Es un óbito, sí, pero diminutivo. Diminutivo porque hasta en la portada del periódico en el que trabajaba ha sido ensombrecido por la muerte de un futbolista, y diminutivo porque el 99% de las personas que han opinado sobre su muerte lo han puesto a caldo. El 1% corresponde a sus conocidos más cercanos, porque no estoy muy seguro de que este hombre tuviese (ni quisiese) amigos.
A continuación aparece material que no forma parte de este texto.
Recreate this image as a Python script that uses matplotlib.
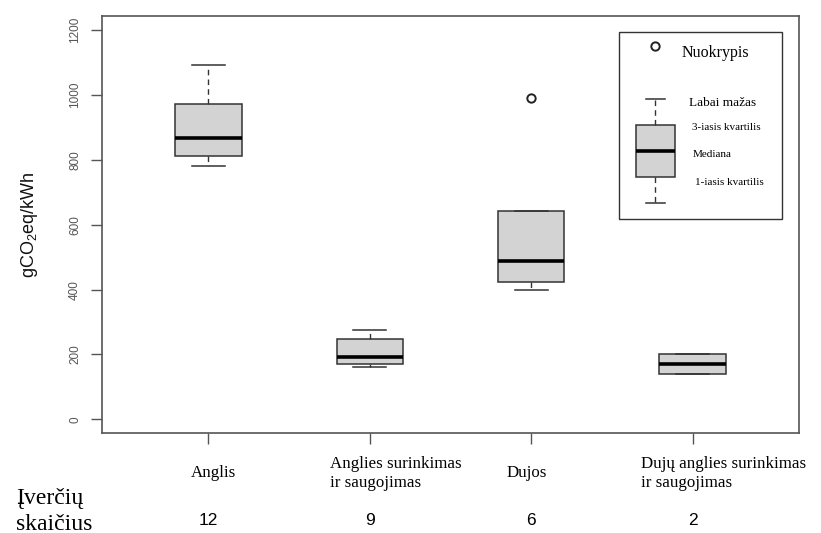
import matplotlib
matplotlib.use('Agg')
import matplotlib.pyplot as plt
from matplotlib.patches import Rectangle

plt.rcParams['mathtext.default'] = 'regular'

# emission estimates per technology (gCO2eq/kWh)
categories = ['Anglis', 'Anglies surinkimas\nir saugojimas', 'Dujos',
              'Dujų anglies surinkimas\nir saugojimas']
counts = [12, 9, 6, 2]
whislo = [781, 160, 400, 139]
q1 = [813, 170, 424, 139]
med = [868, 192, 488, 172]
q3 = [973, 248, 641, 202]
whishi = [1091, 276, 641, 202]
fliers = [[], [], [989], []]

# schematic box used as the key
key_stats = dict(whislo=667, q1=746, med=827, q3=906, whishi=988, fliers=[])
key_outlier = 1149
key_labels = ['Labai mažas', '3-iasis kvartilis', 'Mediana', '1-iasis kvartilis']

serif = 'Liberation Serif'
sans = 'Liberation Sans'
edge = '#333333'

fig = plt.figure(figsize=(8.21, 5.33), dpi=100, facecolor='white')
ax = fig.add_axes([0.1242, 0.187, 0.849, 0.783])

stats = []
for i in range(len(categories)):
    stats.append(dict(whislo=whislo[i], q1=q1[i], med=med[i], q3=q3[i],
                      whishi=whishi[i], fliers=fliers[i]))

positions = list(range(1, len(categories) + 1))
box_kw = dict(patch_artist=True,
              boxprops=dict(facecolor='#d3d3d3', edgecolor=edge, linewidth=1.1),
              medianprops=dict(color='black', linewidth=2.6, solid_capstyle='butt'),
              whiskerprops=dict(color=edge, linewidth=1.0, linestyle=(0, (4, 3))),
              capprops=dict(color=edge, linewidth=1.1),
              flierprops=dict(marker='o', markersize=6, markerfacecolor='none',
                              markeredgecolor='#222222', markeredgewidth=1.4))
ax.bxp(stats, positions=positions, widths=0.41, **box_kw)

# key inside the plot
ax.bxp([key_stats], positions=[3.77], widths=0.24, **box_kw)
ax.plot([3.77], [key_outlier], marker='o', markersize=6, markerfacecolor='none',
        markeredgecolor='#222222', markeredgewidth=1.4, linestyle='none')
ax.add_patch(Rectangle((0.742, 0.513), 0.234, 0.449, transform=ax.transAxes,
                       fill=False, edgecolor=edge, linewidth=1.0))
ax.text(0.832, 0.911, 'Nuokrypis', transform=ax.transAxes, family=serif,
        fontsize=11.5, va='center', ha='left')
key_pos = [(0.842, 0.791, 9.5), (0.846, 0.734, 8), (0.848, 0.667, 8), (0.851, 0.600, 8)]
for lab, (kx, ky, fs) in zip(key_labels, key_pos):
    ax.text(kx, ky, lab, transform=ax.transAxes, family=serif, fontsize=fs,
            va='center', ha='left')

ax.set_xlim(0.34, 4.66)
ax.set_ylim(-43, 1243)
ax.set_yticks([0, 200, 400, 600, 800, 1000, 1200])
ax.set_xticks(positions)
ax.set_xticklabels([])
ax.tick_params(axis='y', length=8, width=1.0, color='#555555', labelsize=8.5,
               labelcolor='#555555', labelrotation=90, pad=7)
ax.tick_params(axis='x', length=8, width=1.0, color='#555555')
for lab in ax.get_yticklabels():
    lab.set_family(sans)
    lab.set_va('center')
for sp in ax.spines.values():
    sp.set_color('#555555')
    sp.set_linewidth(1.2)
ax.set_ylabel('gCO$_2$eq/kWh', family=sans, fontsize=13, color='#111111', labelpad=21)

# category names and number of estimates below the axis
name_pos = [(0.2595, 'center'), (0.402, 'left'), (0.641, 'center'), (0.781, 'left')]
for name, (fx, ha) in zip(categories, name_pos):
    fig.text(fx, 0.112, name, family=serif, fontsize=12.2, ha=ha, va='center',
             linespacing=1.3)
for pos, n in zip(positions, counts):
    x_fig = (ax.transData.transform((pos, 0))[0]) / fig.bbox.width
    fig.text(x_fig, 0.024, str(n), family=sans, fontsize=12.5,
             ha='center', va='center')
fig.text(0.020, 0.041, 'Įverčių\nskaičius', family=serif, fontsize=17,
         ha='left', va='center', linespacing=1.3)

fig.savefig('out.png', dpi=100, facecolor='white')
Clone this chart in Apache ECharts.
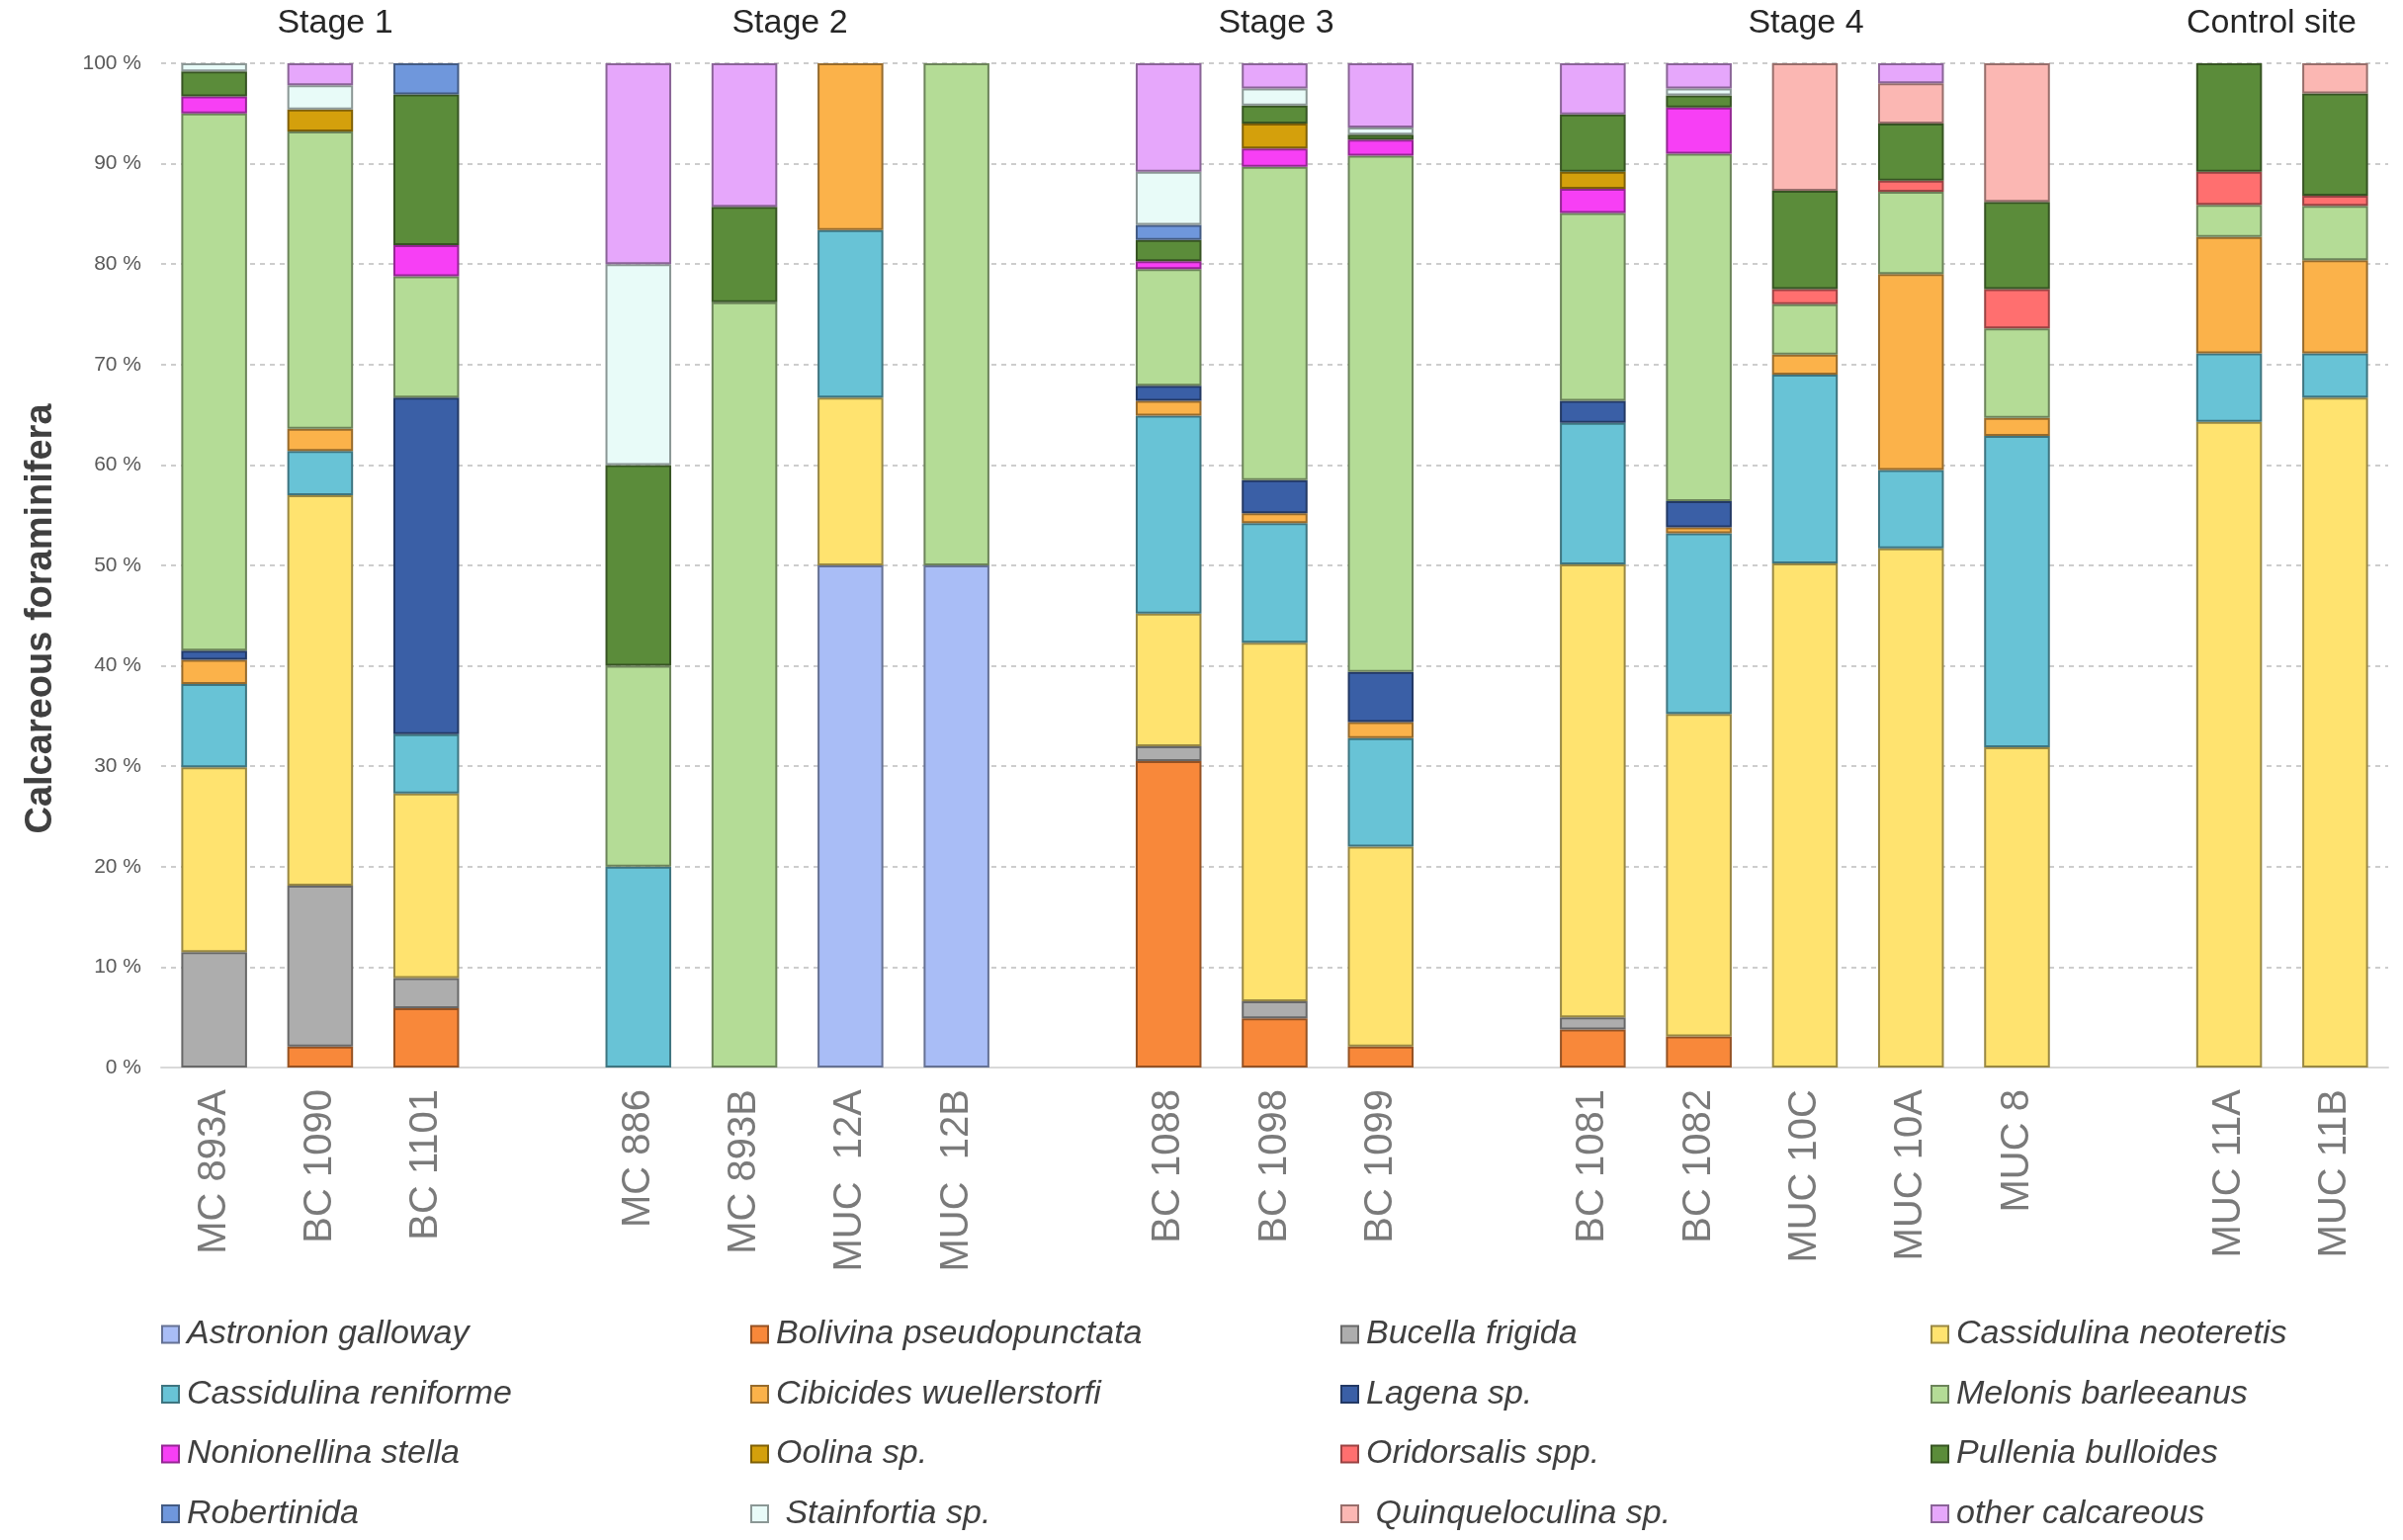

Obito también porque, para casi todos, el señor que se ha muerto no era el que escribía, sino el que se enfadaba por televisión reclamando más tiempo para su obra.
A mí también me ha importado un carajo; no por lo repelente de su carácter, algo en común con otros autores tremendamente admirables, como Fernando Fernán-Gómez, sino porque jamás he leído un libro suyo, ni encontrado el menor aliciente para acercarme a ellos, convencido de que era más un producto de grupo editorial que realmente un autor a considerar, impresión reforzada por los premios que se llevó (el Príncipe de Asturias echa para atrás a cualquiera) y por la mala impresión (no por polémico, sino por poco interesante) causada a través de lecturas ocasionales de su columna.
Pero si escribo esto no es sino para reseñar algo increíblemente entrañable, que baja al mundo y hace más humano al señor de la bufanda y las gafas.
la investigadora Anna Caballé reveló hace tres años en su libro Francisco Umbral, el frío de una vida, una vida que el autor desautorizó [...] descubrió [...] la partida de nacimiento del autor, nacido Pérez Martínez --Umbral es un apellido inventado-- en una inclusa de Madrid, donde su madre, leída hija de campesinos emigrados a Valladolid, dio a luz al pequeño Paco al margen del padre, a quien él no llegó a conocer jamás. La versión de Caballé choca diametralmente con los recuerdos del escritor que en los últimos tiempos llegó a evocar a su padre, según él, un azañista propietario de unos laboratorios farmaceúticos encarcelado en Madrid durante la guerra, que murió poco después de acabada la contienda. [1]Lo que no hace sino confirmar que, en realidad, el Umbral gritón, el Umbral de la bufanda, el Umbral cuya mente vivía permanentemente en el Café Gijón, no era más que un personaje (el mejor) que él había creado. Tan patético como el Luys Forest de La muchacha de las bragas de oro, pero sin follarse a Victoria Abril.
[1] lavozdeasturias.es/noticias/noticia.asp?pkid=361884
Tenía una gran inventiva verbal, liberada de toda atadura con el rigor lingüístico o con la semántica. El lenguaje era para él la pólvora del pirotécnico, no la del ingeniero ni la del minero. Nunca bajó a las profundidades, sino que se quedó en las pinceladas de color que manchan por las noches el cielo y luego desaparecen, sin más propósito que un asombro pasajero y un aplauso.